Now to the question at hand.  Of course Kathleen Battle should be ashamed of herself for her boorish and inexcusably self-involved behavior.  Nothing I said suggested there was any excuse for that.  Should she have been fired?  Well, that is an administrative decision, involving all manner of considerations, only some of which are artistic.  But I would hope that the musicians, stage hands, and front office folks, while despising her for the utter bitch she obviously was, would find a way to make it possible for her to continue singing at the Met, because the only reason any of them are there is to make music, and she simply made music better than others.  Shun her, condemn her to Purgatory after death, say nasty things about her on Twitter, never invite her to dinner or share a drink with her, but let her keep singing.

One final word, a propos politics and the struggle.  Karl Marx was, by all accounts, a rather appalling individual, at least as he comes across in Jerrold Siegel’s fine biography, Marx’s Fate.  The great theorist of exploitation exploited everyone around him unconscionably:  he cadged money from colleagues who were living on smaller incomes, he was unthinkingly cruel and unsympathetic to his lifelong colleague Engels on the occasion of the death of Engels’ love, he got the family maid pregnant – he was an all around rotter.  I am quite sure I would neither have liked him nor admired him as a man, and I do not for a moment think that his greatness as a thinker excuses his behavior.  Nor do I think, if I were presented with one of those absurd trolley car cases, that saving his life, because he was such a great thinker, would have any priority over saving the lives of two unimportant workingmen.  But he was the greatest social theorist who has ever lived, and if it had been up to me to do what I could to keep him writing, I would have done it.  I rather think that is what Engels thought secretly.

Well, once more, to Jim, I apologize for having behaved as it seems I did, and I thank you for having the greatness of soul to forgive me.


s. wallerstein said...

Would Marx have been a lesser social theorist if the people around him had insisted that he take out the garbage every night after dinner?

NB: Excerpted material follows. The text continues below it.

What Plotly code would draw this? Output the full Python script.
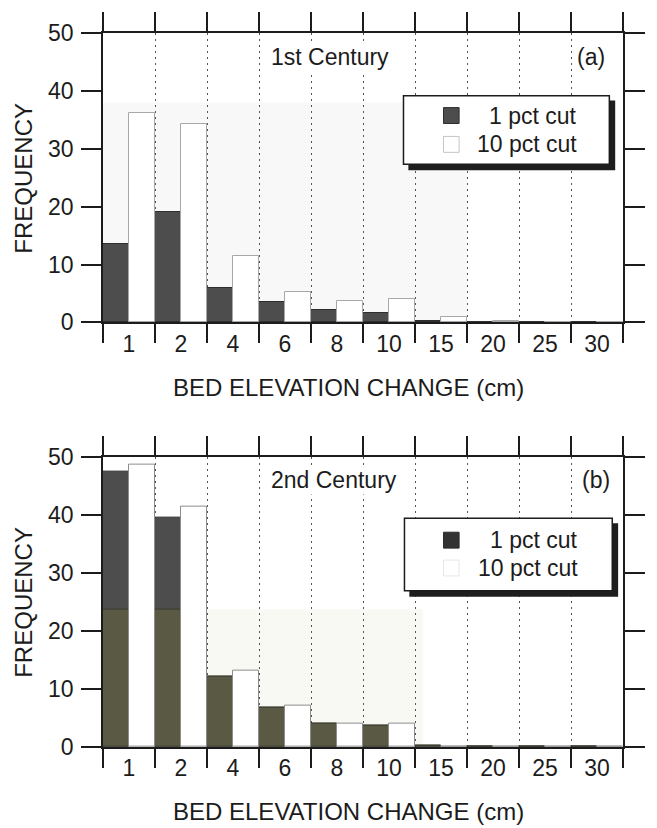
import numpy as np
import plotly.graph_objects as go

# Bin labels of bed elevation change (cm)
bins = ["1", "2", "4", "6", "8", "10", "15", "20", "25", "30"]

# Frequencies, 1st century
c1_pct1 = [13.6, 19.0, 6.0, 3.6, 2.2, 1.6, 0.3, 0.0, 0.0, 0.1]
c1_pct10 = [36.2, 34.3, 11.5, 5.3, 3.7, 4.0, 1.0, 0.2, 0.0, 0.0]

# Frequencies, 2nd century
c2_pct1 = [47.4, 39.5, 12.2, 6.7, 4.0, 3.6, 0.3, 0.0, 0.0, 0.0]
c2_pct10 = [48.6, 41.4, 13.1, 7.1, 4.1, 4.1, 0.1, 0.1, 0.0, 0.0]

series_names = ["1 pct cut", "10 pct cut"]
panel_titles = ["1st Century", "2nd Century"]
panel_tags = ["(a)", "(b)"]
x_title = "BED ELEVATION CHANGE (cm)"
y_title = "FREQUENCY"

FONT = "Liberation Sans, Arial, Helvetica, sans-serif"
INK = "#1c1c1c"
DARK = "#4d4d4d"
DARK_EDGE = "#2e2e2e"
OLIVE = "#5a5a44"
W, H = 657, 828
M = dict(l=103, r=21, t=29, b=81)


def px_x(px):
    return (px - M["l"]) / (W - M["l"] - M["r"])


def px_y(py):
    return (H - M["b"] - py) / (H - M["t"] - M["b"])


def label(text, px, py, size=23, xanchor="center", **kw):
    return dict(text=text, xref="paper", yref="paper", x=px_x(px), y=px_y(py),
                xanchor=xanchor, yanchor="middle", showarrow=False,
                font=dict(family=FONT, size=size, color=INK), **kw)


fig = go.Figure()

panels = [
    dict(xa="x", ya="y", d1=c1_pct1, d10=c1_pct10, edge10="#a8a8a8"),
    dict(xa="x2", ya="y2", d1=c2_pct1, d10=c2_pct10, edge10="#8c8c8c"),
]

for i, p in enumerate(panels):
    fig.add_trace(go.Bar(
        x=bins, y=p["d1"], name=series_names[0], offsetgroup="p1",
        marker=dict(color=DARK, line=dict(color=DARK_EDGE, width=1)),
        xaxis=p["xa"], yaxis=p["ya"], showlegend=False))
    if i == 1:
        # lower band of the dark bars printed with an olive cast
        fig.add_trace(go.Bar(
            x=bins, y=np.minimum(p["d1"], 23.7), offsetgroup="p1",
            marker=dict(color=OLIVE, line=dict(color="#3c3c2e", width=1)),
            xaxis=p["xa"], yaxis=p["ya"], showlegend=False, hoverinfo="skip"))
    fig.add_trace(go.Bar(
        x=bins, y=p["d10"], name=series_names[1], offsetgroup="p10",
        marker=dict(color="white", line=dict(color=p["edge10"], width=1)),
        xaxis=p["xa"], yaxis=p["ya"], showlegend=False))

xaxis_style = dict(
    type="category", categoryorder="array", categoryarray=bins,
    range=[-0.5, len(bins) - 0.5], tickson="boundaries",
    ticks="outside", ticklen=19, tickwidth=1.5, tickcolor=INK,
    showline=True, linewidth=1.5, linecolor=INK, mirror="ticks",
    showgrid=True, gridcolor="#555555", gridwidth=1, griddash="2px,4px",
    zeroline=False, ticklabelstandoff=0,
    tickfont=dict(family=FONT, size=23, color=INK),
)
yaxis_style = dict(
    range=[0, 50], tickvals=[0, 10, 20, 30, 40, 50],
    ticks="outside", ticklen=20, tickwidth=1.5, tickcolor=INK,
    showline=True, linewidth=1.5, linecolor=INK, mirror="ticks",
    showgrid=False, zeroline=False, ticklabelstandoff=3,
    tickfont=dict(family=FONT, size=23, color=INK),
)

fig.update_layout(
    width=W, height=H, autosize=False, margin=M,
    paper_bgcolor="white", plot_bgcolor="white",
    barmode="group", bargap=0, bargroupgap=0,
    xaxis=dict(xaxis_style, domain=[0, 1], anchor="y"),
    yaxis=dict(yaxis_style, domain=[px_y(320), 1], anchor="x"),
    xaxis2=dict(xaxis_style, domain=[0, 1], anchor="y2"),
    yaxis2=dict(yaxis_style, domain=[0, px_y(455)], anchor="x2"),
)

shapes = []
annotations = []

# faint toned areas of the printed page behind the bars
shapes.append(dict(type="rect", xref="x", yref="y", x0=-0.5, x1=6.5, y0=0, y1=38,
                   fillcolor="#f8f8f8", line=dict(width=0), layer="below"))
shapes.append(dict(type="rect", xref="x2", yref="y2", x0=-0.5, x1=5.65, y0=0, y1=23.7,
                   fillcolor="#f9f9f4", line=dict(width=0), layer="below"))

# panel geometry in pixels: (plot top, plot bottom)
panel_px = [(29, 320), (455, 747)]
legend_px = [
    dict(box=(411, 92, 622, 161), rows=(112, 141), text_right=591, edge2="#c4c4c4"),
    dict(box=(412, 517, 625, 590), rows=(539, 567), text_right=592, edge2="#e6e6e6"),
]

for i, (top, bot) in enumerate(panel_px):
    mid = (top + bot) / 2
    # panel title and tag
    annotations.append(label(panel_titles[i], 336 + 4 * i, top + 24,
                             bgcolor="white", borderpad=1))
    annotations.append(label(panel_tags[i], 603 + 5 * i, top + 24))
    # axis titles
    annotations.append(label(x_title, 355, bot + 65, size=24))
    annotations.append(label(y_title, 22, mid, size=24, textangle=-90))

    # legend box with drop shadow
    lg = legend_px[i]
    x0, y0, x1, y1 = lg["box"]
    shapes.append(dict(type="rect", xref="paper", yref="paper",
                       x0=px_x(x0 + 5), x1=px_x(x1 + 6), y0=px_y(y0 + 5), y1=px_y(y1 + 6),
                       fillcolor="#1e1e1e", line=dict(width=0), layer="above"))
    shapes.append(dict(type="rect", xref="paper", yref="paper",
                       x0=px_x(x0), x1=px_x(x1), y0=px_y(y0), y1=px_y(y1),
                       fillcolor="white", line=dict(color=INK, width=1.5), layer="above"))
    swatches = [(DARK if i == 0 else "#333333", DARK_EDGE), ("white", lg["edge2"])]
    for (fill, edge), ry, name in zip(swatches, lg["rows"], series_names):
        shapes.append(dict(type="rect", xref="paper", yref="paper",
                           x0=px_x(452), x1=px_x(468), y0=px_y(ry - 8), y1=px_y(ry + 8),
                           fillcolor=fill, line=dict(color=edge, width=1), layer="above"))
        annotations.append(label(name, lg["text_right"], ry, xanchor="right"))

fig.update_layout(shapes=shapes, annotations=annotations)

fig.write_html("out.html")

Quite the contrary, the experience of taking out the garbage (that's a metaphor) might well have made him even more insightful about society.

I've known lots of people who are too creative or artistic or poetic to follow petit-bourgeois conventions like keeping promises, paying back loans, being punctual, returning their library books or helping out with household chores, and it's a scam: as long as they find suckers who fall for their bullshit, they'll keep it up. When you call their bluff, as long as you've enough power to do that, they join the rest of the human race.

While I agree with you that Marx is the greatest social theorist we know, I've never found him to be an especially attractive person to get to know (when I read, I always have a sense of the person I'm reading or meeting), and now I understand why.

Robert Paul Wolff said...

Of course he would not have been a lesser social theorist. He was the favorite son in his family, and pretty much an all around pig, so far as I can tell. We all recall what his mother said about him. "I wish Karl would write less about capital and make some." One of the curious things about him is that so far as I can tell, he never set foot in a factory, and yet he wrote more knowledgeably and accurately about what it was actually like to work in a factory than any other economist of his time.

s. wallerstein said...

I don't know much about Marx's life, but did he have any friends besides Engels (who was more of a disciple or apostle than a friend, that is, a true peer)?

Jim said...

Let's get back to Battle. S. Wallerstein brought up the interesting example of Nietzsche who did happen to boast about his intellectual insight. However, he realized that few of his contemporaries were capable of appreciating his work. Undaunted by this realization, he predicted that within a hundred years time people around the globe would write books about him and that major universities would endow chairs of philosophy in his name. He was indeed correct. Consider the following line from Ecce Homo: “It would contradict my character entirely if I expected ears and hands for my truths today: that today one doesn’t hear me and doesn’t accept my ideas is not only understandable, it even seems right to me.” As a hypochondriac and somewhat reclusive sociopath, Nietzsche could not keep it together enough to hold down a university position. Consequently, there really were no colleagues, students, or disciples around him who he could belittle. Battle, on the other hand, is no doubt highly aware that her vocal skills are held in high esteem by many people. There will always be people who will eagerly pay to hear her perform. Tolerating, excusing, or indulging her behavior is not only unfair to those who must work with her, it is ultimately unfair to Battle herself. No matter how great one indeed is, there is always room for self improvement. Jackson is right: "we can do better." People can and should take pride in their own talents and accomplishments. But it is difficult to justify using those talents and accomplishments to belittle others around them.

-- Jim

s. wallerstein said...

Nietzsche was not a sociopath.

Chris said...

Marx may not have set foot in a factory, or he may have, I'm not sure the claim is provable, but he did have Engels constantly reporting on factory conditions to him, and he did have access to blue books. He also met with and taught workers through the worker's international.

Marx probably wasn't the greatest guy ever. But I also don't think he's the scumbag he's portrayed as, and many biographies demonstrate that point (e.g., Francis Wheen's, and the most recent Mary Gabriel's). His kids had nothing but fond memories and anecdotes about him. And before that is written off as too biased, let it be stated that many children of parents (myself included) do not feel compelled to laud their parents.